Categories organize your transactions into a hierarchical tree of expense and income types. Each transaction is assigned to a category so you can track where your money goes and where it comes from.
Categories are the foundation of budgeting in the Budget app. Every transaction belongs to a category, and categories are divided into two types:
- Expense categories -- money going out (groceries, rent, entertainment)
- Income categories -- money coming in (salary, freelance, dividends)
Categories can be nested to any depth, letting you organize spending as broadly or granularly as you need. For example, you might have a top-level Food category with children Groceries, Restaurants, and Coffee.
To create a new category:
- Navigate to Categories
- Click Add Category
- Fill in the details:
| Field | Required | Description |
|---|---|---|
| Name | Yes | Display name for the category |
| Type | Yes | Expense or Income |
| Parent | No | Place this category under an existing one |
| Icon | No | Emoji or icon to visually identify the category |
| Color | No | Color used in charts and reports |
Tip: Assign distinct colors to your top-level categories. Child categories inherit their parent's color in charts, so setting colors at the top level keeps your reports visually consistent.
Categories support unlimited nesting depth. Child categories roll up into their parent for reporting purposes -- when you view spending on Food, you see the combined total of Groceries, Restaurants, and any other children.
Common hierarchy patterns:
Housing
Rent / Mortgage
Utilities
Insurance
Maintenance
Food
Groceries
Restaurants
Coffee
Transportation
Fuel
Public Transit
Parking
Note: A category's type (expense or income) is determined by its top-level ancestor. All children under an expense category are expense categories; the same applies for income.
You can reorder categories by dragging them within the category tree:
- Reorder within the same level -- Drag a category up or down among its siblings to change the display order
- Move to a different parent -- Drag a category onto another category to make it a child of that category
- Promote to top level -- Drag a child category to the root level to make it a top-level category
Changes are saved automatically as you drop.
When you first set up the Budget app, the Setup Wizard offers to create a default set of categories based on the 50/30/20 budgeting rule:
Needs (50%)
- Housing
- Food
- Transportation
- Healthcare
- Subscriptions
Wants (30%)
- Entertainment
- Shopping
- Personal
Savings (20%)
- Savings
Income
- Salary
- Freelance
- Investments
- Other Income
Tip: The defaults are a starting point. Rename, reorganize, or delete them to match your actual spending patterns. You can always create new categories later.
Click any category to open its detail view, which shows:
- Total spending -- Lifetime total for this category
- Average -- Average monthly spending
- This month -- Spending in the current month
- Trend -- Whether spending is increasing, decreasing, or stable compared to recent months
- Monthly spending chart -- A bar chart showing spending over time
- Recent transactions -- The most recent transactions assigned to this category
This view helps you quickly understand your spending patterns for any category without navigating to the full reports.

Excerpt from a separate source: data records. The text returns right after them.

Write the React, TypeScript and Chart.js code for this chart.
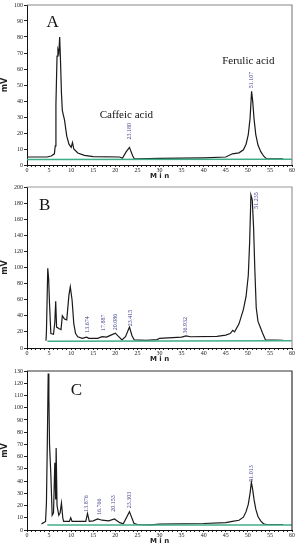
import React, { useEffect, useRef } from "react";
import { Chart, registerables } from "chart.js";
Chart.register(...registerables);

// ---------- DATA ----------
const timeMin = 0;
const timeMax = 60;

// Panel A trace: [min, mV]
const traceA: [number, number][] = [
  [0, 5], [4.5, 5], [5.5, 5.6], [6.2, 7], [6.4, 12], [6.55, 38], [6.8, 68], [7.0, 72], [7.2, 70], [7.4, 80],
  [7.6, 64], [7.8, 45], [8.0, 34], [8.5, 28], [9.0, 18], [9.5, 13], [10.0, 11], [10.3, 14], [10.6, 10],
  [11.5, 7.5], [13, 6], [15, 5.2], [21, 5], [21.6, 4.2], [22.4, 8], [23.2, 11], [23.9, 6], [24.3, 3.8],
  [25, 3.8], [30, 4.1], [40, 4.5], [45, 5], [46.5, 7], [48, 7.6], [49.0, 9.5], [49.6, 13], [50.1, 19],
  [50.5, 29], [50.85, 46], [51.1, 40], [51.4, 29], [51.8, 19], [52.3, 12.5], [52.9, 8.5], [53.6, 5.5],
  [54.2, 4], [55, 3.8], [58, 3.8]
];
const baselineA: [number, number][] = [[0, 3.4], [60, 3.6]];

// Panel B trace
const traceB: [number, number][] = [
  [4.3, 9], [4.4, 20], [4.7, 99], [4.9, 86], [5.1, 55], [5.4, 18], [6.0, 17], [6.3, 32], [6.5, 58], [6.7, 26],
  [7.3, 24], [7.7, 23], [8.0, 40], [8.5, 36], [9.0, 35], [9.5, 66], [9.8, 76], [10.2, 60], [10.6, 30],
  [11.0, 18], [11.5, 14], [12.5, 12], [13.5, 13.5], [14, 12], [16, 12], [17, 14], [18, 13.5], [19, 16],
  [20, 18.5], [20.6, 15], [21.5, 10], [22.3, 14], [23.2, 26], [23.8, 15], [24.3, 10], [27, 9.5],
  [29.5, 10.5], [30, 12], [35, 13.5], [36, 15], [37, 14], [43, 14.5], [45, 16], [46, 18], [46.6, 22],
  [47, 20], [48, 30], [49, 48], [49.6, 64], [50.1, 90], [50.4, 130], [50.7, 190], [51.0, 184],
  [51.3, 150], [51.6, 95], [51.9, 50], [52.3, 33], [52.8, 26], [53.3, 19], [54, 10], [58, 9.5]
];
const baselineB: [number, number][] = [[4.6, 8.5], [60, 9]];

// Panel C trace
const traceC: [number, number][] = [
  [3.3, 5], [4.2, 7], [4.4, 22], [4.6, 71], [4.8, 128], [4.95, 110], [5.1, 70], [5.4, 45], [5.7, 12],
  [6.0, 14], [6.3, 55], [6.5, 25], [6.6, 67], [6.8, 20], [7.2, 12], [7.5, 14], [7.8, 22], [8.1, 10],
  [8.3, 7], [9.6, 7], [9.9, 10], [10.2, 7], [13.3, 7], [13.7, 13.5], [14.1, 7], [15, 7.5], [16, 9],
  [17, 8], [18.5, 7.5], [19.8, 9], [21, 6], [21.8, 5], [23.2, 15], [24.2, 5.5], [25, 4.5], [28, 4.2],
  [30, 4.8], [40, 5.3], [45, 6], [46.5, 7], [48, 8], [49.0, 10.5], [49.6, 15], [50.1, 21], [50.5, 30],
  [50.8, 39], [51.1, 33], [51.4, 25], [51.8, 17], [52.3, 11], [52.9, 7.5], [53.6, 5], [54.2, 4.5], [58, 4.5]
];
const baselineC: [number, number][] = [[4.6, 4], [60, 4]];

// Y axis ranges / steps
const yMaxA = 100, yStepA = 10;
const yMaxB = 200, yStepB = 20;
const yMaxC = 130, yStepC = 10;

// Peak retention-time labels: [x, baseValue, text]
const peaksA: [number, number, string][] = [[23.1, 16, "23.180"], [50.85, 48, "51.107"]];
const peaksB: [number, number, string][] = [
  [13.6, 19, "13.674"], [17.2, 21, "17.887"], [20.0, 22, "20.086"], [23.4, 27, "23.415"],
  [35.9, 18, "36.932"], [52.0, 173, "51.235"]
];
const peaksC: [number, number, string][] = [
  [13.4, 15, "13.876"], [16.3, 12.3, "16.766"], [19.6, 15, "20.153"], [23.2, 17.7, "23.303"],
  [50.9, 39.5, "51.013"]
];

// Panel letters and compound names: [x, y, text]
const lettersA: [number, number, string][] = [[5.8, 89, "A"]];
const lettersB: [number, number, string][] = [[4.0, 177, "B"]];
const lettersC: [number, number, string][] = [[11.2, 113.7, "C"]];
const namesA: [number, number, string][] = [[22.5, 31, "Caffeic acid"], [50.1, 64.8, "Ferulic acid"]];

// ---------- PLUGIN ----------
const annotPlugin = {
  id: "annot",
  afterDatasetsDraw(chart: any, _args: any, opts: any) {
    const { ctx, chartArea, scales } = chart;
    const xs = scales.x, ys = scales.y;
    ctx.save();
    // frame
    ctx.strokeStyle = opts.frameColor || "#888";
    ctx.lineWidth = opts.frameWidth || 1;
    ctx.beginPath();
    ctx.moveTo(chartArea.left, chartArea.top);
    ctx.lineTo(chartArea.right, chartArea.top);
    ctx.lineTo(chartArea.right, chartArea.bottom);
    ctx.stroke();
    // peak labels
    ctx.fillStyle = "#3c3c8c";
    ctx.font = "6px 'Liberation Serif'";
    ctx.textAlign = "left";
    ctx.textBaseline = "middle";
    (opts.peaks || []).forEach((p: [number, number, string]) => {
      const px = xs.getPixelForValue(p[0]);
      const py = ys.getPixelForValue(p[1]);
      ctx.save();
      ctx.translate(px, py);
      ctx.rotate(-Math.PI / 2);
      ctx.fillText(p[2], 0, 0);
      ctx.restore();
    });
    // letters
    ctx.fillStyle = "#111";
    ctx.textAlign = "center";
    ctx.font = "17px 'Liberation Serif'";
    (opts.letters || []).forEach((p: [number, number, string]) => {
      ctx.fillText(p[2], xs.getPixelForValue(p[0]), ys.getPixelForValue(p[1]));
    });
    ctx.font = "11px 'Liberation Serif'";
    (opts.names || []).forEach((p: [number, number, string]) => {
      ctx.fillText(p[2], xs.getPixelForValue(p[0]), ys.getPixelForValue(p[1]));
    });
    ctx.restore();
  },
};

function toPts(arr: [number, number][]) {
  return arr.map(([x, y]) => ({ x, y }));
}

type PanelProps = {
  top: number;
  height: number;
  padTop: number;
  trace: [number, number][];
  baseline: [number, number][];
  yMax: number;
  yStep: number;
  peaks: [number, number, string][];
  letters: [number, number, string][];
  names: [number, number, string][];
  frameColor: string;
};

function Panel(p: PanelProps) {
  const ref = useRef<HTMLCanvasElement>(null);
  useEffect(() => {
    if (!ref.current) return;
    const tickFont = { family: "'Liberation Serif'", size: 6 };
    const chart = new Chart(ref.current, {
      type: "line",
      data: {
        datasets: [
          {
            data: toPts(p.baseline),
            borderColor: "#3fae86",
            borderWidth: 1.5,
            pointRadius: 0,
            order: 0,
          },
          {
            data: toPts(p.trace),
            borderColor: "#1a1a1a",
            borderWidth: 1.2,
            pointRadius: 0,
            tension: 0,
            order: 1,
          },
        ],
      },
      plugins: [annotPlugin],
      options: {
        animation: false,
        responsive: false,
        maintainAspectRatio: false,
        layout: { padding: { top: p.padTop, right: 6, left: 0, bottom: 0 } },
        plugins: {
          legend: { display: false },
          tooltip: { enabled: false },
          annot: {
            peaks: p.peaks,
            letters: p.letters,
            names: p.names,
            frameColor: p.frameColor,
            frameWidth: 1.2,
          },
        } as any,
        scales: {
          x: {
            type: "linear",
            min: timeMin,
            max: timeMax,
            ticks: {
              stepSize: 1,
              autoSkip: false,
              maxRotation: 0,
              padding: 0,
              color: "#222",
              font: tickFont,
              callback: (v: any) => (Number(v) % 5 === 0 ? String(v) : ""),
            },
            grid: { drawOnChartArea: false, drawTicks: true, tickLength: 2, color: "#222" },
            border: { color: "#111", width: 1 },
            title: {
              display: true,
              text: "M i n",
              color: "#222",
              font: { family: "'DejaVu Sans'", weight: "bold", size: 7 },
              padding: 0,
            },
            afterFit: (s: any) => {
              s.height = 15;
            },
          },
          y: {
            type: "linear",
            min: 0,
            max: p.yMax,
            ticks: {
              stepSize: p.yStep,
              padding: 1,
              color: "#222",
              font: tickFont,
            },
            grid: { drawOnChartArea: false, drawTicks: true, tickLength: 3, color: "#222" },
            border: { color: "#111", width: 1 },
            title: {
              display: true,
              text: "mV",
              color: "#222",
              font: { family: "'DejaVu Sans'", weight: "bold", size: 8 },
              padding: 0,
            },
            afterFit: (s: any) => {
              s.width = 27;
            },
          },
        },
      } as any,
    });
    return () => chart.destroy();
  }, []);
  return (
    <div style={{ position: "absolute", left: 0, top: p.top, width: 298, height: p.height }}>
      <canvas ref={ref} width={298} height={p.height} style={{ width: 298, height: p.height }} />
    </div>
  );
}

export default function App() {
  return (
    <div style={{ position: "absolute", left: 0, top: 0, width: 298, height: 550, background: "#fff" }}>
      <Panel top={0} height={180} padTop={5} trace={traceA} baseline={baselineA} yMax={yMaxA} yStep={yStepA}
        peaks={peaksA} letters={lettersA} names={namesA} frameColor="#888" />
      <Panel top={180} height={183} padTop={7} trace={traceB} baseline={baselineB} yMax={yMaxB} yStep={yStepB}
        peaks={peaksB} letters={lettersB} names={[]} frameColor="#999" />
      <Panel top={365} height={180} padTop={6} trace={traceC} baseline={baselineC} yMax={yMaxC} yStep={yStepC}
        peaks={peaksC} letters={lettersC} names={[]} frameColor="#333" />
    </div>
  );
}
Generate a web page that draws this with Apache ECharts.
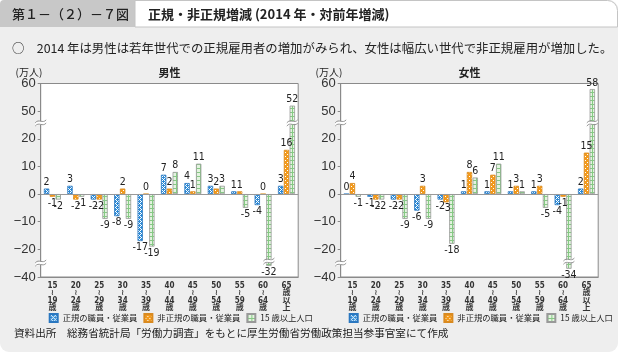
<!DOCTYPE html>
<html><head><meta charset="utf-8">
<script src="https://cdn.jsdelivr.net/npm/echarts@6/dist/echarts.min.js"></script>
<style>html,body{margin:0;padding:0;background:#fff;}#c{width:621px;height:355px;}</style>
</head><body><div id="c"></div>
<script>
// ---------- data ----------
const categories = ['15～19歳','20～24歳','25～29歳','30～34歳','35～39歳','40～44歳','45～49歳','50～54歳','55～59歳','60～64歳','65歳以上'];
const seriesNames = ['正規の職員・従業員','非正規の職員・従業員','15 歳以上人口'];
const maleRegular      = [2, 3, -2, -8, -17, 7, 4, 3, 1, -4, 3];
const maleNonRegular   = [-1, -2, -2, 2, 0, 2, 1, 2, 1, 0, 16];
const malePopulation   = [-2, -1, -9, -9, -19, 8, 11, 3, -5, -32, 52];
const femaleRegular    = [0, -1, -2, -6, -2, 1, 1, 1, 1, -4, 2];
const femaleNonRegular = [4, -2, -2, 3, -3, 8, 7, 3, 3, -1, 15];
const femalePopulation = [-1, -2, -9, -9, -18, 6, 11, 1, -5, -34, 58];
const yTickValues = [-40, -20, -10, 0, 10, 20, 50, 60];   // broken axis ticks (equally spaced)
const chartTitles = ['男性', '女性'];

// ---------- broken-axis transform ----------
const T0 = 3; // index of 0 in yTickValues
function tf(v) {
  for (let i = 0; i < yTickValues.length - 1; i++) {
    const a = yTickValues[i], b = yTickValues[i + 1];
    if ((v >= a && v <= b) || (i === 0 && v < a) || (i === yTickValues.length - 2 && v > b)) {
      return (i - T0) + (v - a) / (b - a);
    }
  }
  return 0;
}
const UPPER_BREAK_T = 2.62, LOWER_BREAK_T = -2.45;

// ---------- patterns ----------
function tile(w, h, bg, draw) {
  const c = document.createElement('canvas'); c.width = w; c.height = h;
  const g = c.getContext('2d'); g.fillStyle = bg; g.fillRect(0, 0, w, h); draw(g); return c;
}
const blueTile = tile(4, 4, '#2b8ad6', g => { g.fillStyle = '#ffffff'; g.fillRect(0,0,1,1); g.fillRect(1,1,1,1); g.fillRect(2,0,1,1); g.fillRect(2,2,1,1); g.fillRect(3,3,1,1); g.fillRect(0,2,1,1); });
const orangeTile = tile(4, 4, '#f39a1c', g => { g.fillStyle = '#ffffff'; g.fillRect(1,0,1,1); g.fillRect(3,2,1,1); });
const greenTile = tile(4, 4, '#e4f3e0', g => { g.fillStyle = '#86c984'; g.fillRect(0,0,4,1); g.fillRect(0,0,1,4); });
const fills = [
  { image: blueTile, repeat: 'repeat' },
  { image: orangeTile, repeat: 'repeat' },
  { image: greenTile, repeat: 'repeat' }
];
const borders = ['#2a77c0', '#d98a20', '#999999'];

const GRID_W = 257.5, GRID_H = 193.5, GRID_TOP = 83.5;
const gridLefts = [40.7, 340.7];
const BAR_W = 0.23, BAR_GAP = 0.08;
const FONT = '"Noto Sans CJK JP", sans-serif';
const NARROW = '"Liberation Sans Narrow", "DejaVu Sans Condensed", "Noto Sans CJK JP", sans-serif';

function xLabel(s) {
  let m = s.match(/^(\d+)～(\d+)(.)$/);
  if (m) return [m[1], '≀', m[2], m[3]].join('\n');
  m = s.match(/^(\d+)(.*)$/);
  return [m[1]].concat(m[2].split('')).join('\n');
}

function makeBars(raws, gi) {
  return raws.map((raw, si) => ({
    name: seriesNames[si], type: 'bar', xAxisIndex: gi, yAxisIndex: gi,
    barWidth: (BAR_W * 100) + '%', barGap: (BAR_GAP * 100) + '%',
    itemStyle: { color: fills[si], borderColor: borders[si], borderWidth: 0.8 },
    label: { show: true, formatter: p => String(raw[p.dataIndex]), fontSize: 10.5, color: '#222', distance: 1, fontFamily: NARROW },
    data: raw.map(v => ({ value: tf(v), label: { position: v >= 0 ? 'top' : 'bottom' } })),
    markLine: si === 0 ? { silent: true, symbol: 'none', label: { show: false }, lineStyle: { color: '#999', width: 1, type: 'solid' }, data: [{ yAxis: 0 }] } : undefined,
    z: 2
  }));
}

function breakData(raws) {
  const d = [[-1, -1, UPPER_BREAK_T], [-1, -1, LOWER_BREAK_T]];
  raws.forEach((raw, si) => raw.forEach((v, ci) => {
    const t = tf(v);
    if (t > UPPER_BREAK_T + 0.05) d.push([ci, si, UPPER_BREAK_T]);
    if (t < LOWER_BREAK_T - 0.05) d.push([ci, si, LOWER_BREAK_T + 0.07]);
  }));
  return d;
}
function renderBreak(params, api) {
  const ci = api.value(0), si = api.value(1), t = api.value(2);
  const band = api.size([1, 0])[0];
  let x;
  if (si < 0) x = api.coord([0, t])[0] - band / 2;
  else x = api.coord([ci, t])[0] + (si - 1) * band * BAR_W * (1 + BAR_GAP);
  const y = api.coord([0, t])[1];
  const w = 5.5, g = 3.2;
  const wave = dy => ({ type: 'bezierCurve', shape: { x1: x - w, y1: y + 1.2 + dy, cpx1: x - w / 3, cpy1: y - 3.5 + dy, cpx2: x + w / 3, cpy2: y + 2.5 + dy, x2: x + w, y2: y - 1.8 + dy }, style: { stroke: '#888', fill: null, lineWidth: 0.9 } });
  return { type: 'group', children: [
    { type: 'polygon', shape: { points: [[x - w, y + 1.2], [x + w, y - 1.8], [x + w, y - 1.8 + g], [x - w, y + 1.2 + g]] }, style: { fill: '#fff' } },
    wave(0), wave(g)
  ] };
}

const groups = [[maleRegular, maleNonRegular, malePopulation], [femaleRegular, femaleNonRegular, femalePopulation]];

const option = {
  animation: false,
  textStyle: { fontFamily: FONT },
  graphic: [
    { type: 'rect', z: -10, shape: { x: 0, y: 0, width: 618, height: 352, r: 9 }, style: { fill: '#eeeeee' } },
    { type: 'rect', z: -9, shape: { x: 0, y: 0, width: 135, height: 27, r: [4, 0, 0, 0] }, style: { fill: '#c8c8c8' } },
    { type: 'rect', z: -9, shape: { x: 135, y: 0.5, width: 482.5, height: 26.5, r: [0, 10, 0, 0] }, style: { fill: '#ffffff', stroke: '#c4c4c4', lineWidth: 1 } },
    { type: 'text', z: 5, style: { text: '第１－（２）－７図', x: 12, y: 14, font: '500 13px ' + FONT, fill: '#222', textVerticalAlign: 'middle' } },
    { type: 'text', z: 5, style: { text: '正規・非正規増減 (2014 年・対前年増減)', x: 148, y: 14, font: 'bold 13px ' + FONT, fill: '#222', textVerticalAlign: 'middle' } },
    { type: 'text', z: 5, style: { text: '○　2014 年は男性は若年世代での正規雇用者の増加がみられ、女性は幅広い世代で非正規雇用が増加した。', x: 12, y: 48, font: '12.4px ' + FONT, fill: '#222', textVerticalAlign: 'middle' } },
    { type: 'text', z: 5, style: { text: '(万人)', x: 29, y: 72.5, font: '10px ' + FONT, fill: '#222', textAlign: 'center', textVerticalAlign: 'middle' } },
    { type: 'text', z: 5, style: { text: '(万人)', x: 329, y: 72.5, font: '10px ' + FONT, fill: '#222', textAlign: 'center', textVerticalAlign: 'middle' } },
    { type: 'text', z: 5, style: { text: chartTitles[0], x: gridLefts[0] + GRID_W / 2, y: 72.5, font: 'bold 11px ' + FONT, fill: '#222', textAlign: 'center', textVerticalAlign: 'middle' } },
    { type: 'text', z: 5, style: { text: chartTitles[1], x: gridLefts[1] + GRID_W / 2, y: 72.5, font: 'bold 11px ' + FONT, fill: '#222', textAlign: 'center', textVerticalAlign: 'middle' } },
    { type: 'text', z: 5, style: { text: '資料出所　総務省統計局「労働力調査」をもとに厚生労働省労働政策担当参事官室にて作成', x: 14, y: 333, font: '10.6px ' + FONT, fill: '#222', textVerticalAlign: 'middle' } }
  ],
  legend: [0, 1].map(gi => ({
    data: seriesNames, left: gridLefts[gi] + 8, top: 313, width: 290, itemWidth: 8, itemHeight: 8, itemGap: 6,
    icon: 'rect', textStyle: { fontSize: 8.3, color: '#222', fontFamily: FONT }, selectedMode: false, padding: 0
  })),
  grid: gridLefts.map(l => ({ left: l, top: GRID_TOP, width: GRID_W, height: GRID_H, show: true, backgroundColor: '#fff', borderColor: '#8a8a8a', borderWidth: 1 })),
  xAxis: [0, 1].map(gi => ({
    type: 'category', gridIndex: gi, data: categories, position: 'bottom',
    axisLine: { show: true, onZero: false, lineStyle: { color: '#8a8a8a' } },
    axisTick: { show: false },
    axisLabel: { interval: 0, formatter: xLabel, fontSize: 8, lineHeight: 7.4, fontWeight: 'bold', color: '#333', margin: 5, fontFamily: NARROW }
  })),
  yAxis: [0, 1].map(gi => ({
    type: 'value', gridIndex: gi, min: -3, max: 4, interval: 1,
    axisLine: { show: true, lineStyle: { color: '#8a8a8a' } },
    axisTick: { show: true, length: 3, lineStyle: { color: '#8a8a8a' } },
    splitLine: { show: false },
    axisLabel: { formatter: t => String(yTickValues[Math.round(t) + T0]).replace('-', '−'), fontSize: 13, color: '#333', margin: 5, fontFamily: '"Liberation Sans", sans-serif' }
  })),
  series: []
};
groups.forEach((raws, gi) => {
  option.series.push(...makeBars(raws, gi));
  option.series.push({ type: 'custom', xAxisIndex: gi, yAxisIndex: gi, renderItem: renderBreak, data: breakData(raws), encode: { x: 0, y: 2 }, z: 5, silent: true, clip: false });
});

const chart = echarts.init(document.getElementById('c'), null, { renderer: 'canvas' });
chart.setOption(option);
</script></body></html>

To delete a category, open it and click Delete.
Warning: You cannot delete a category that has transactions assigned to it. Reassign or delete those transactions first, then delete the category.
When you delete a parent category, all of its child categories are also deleted (cascade delete). Make sure none of the children have transactions assigned before deleting a parent.
Tip: If you want to stop using a category without deleting it, consider moving it under a "Retired" parent category instead. This preserves your historical data while keeping your active category list clean.
Each category in the tree displays a count of how many transactions are assigned to it. This count includes only direct transactions -- it does not roll up transactions from child categories.
The count helps you quickly identify:
- Categories that are heavily used and might benefit from being split into subcategories
- Categories with zero transactions that could be cleaned up or removed
- Budget -- Set monthly spending targets for each category
- Tags -- Add additional classification dimensions to categories with tag sets
- Transactions -- Assign categories to individual transactions
- Import Rules -- Automatically categorize imported transactions based on patterns
There are no dedicated settings for categories. Category behavior is managed directly through the category tree interface.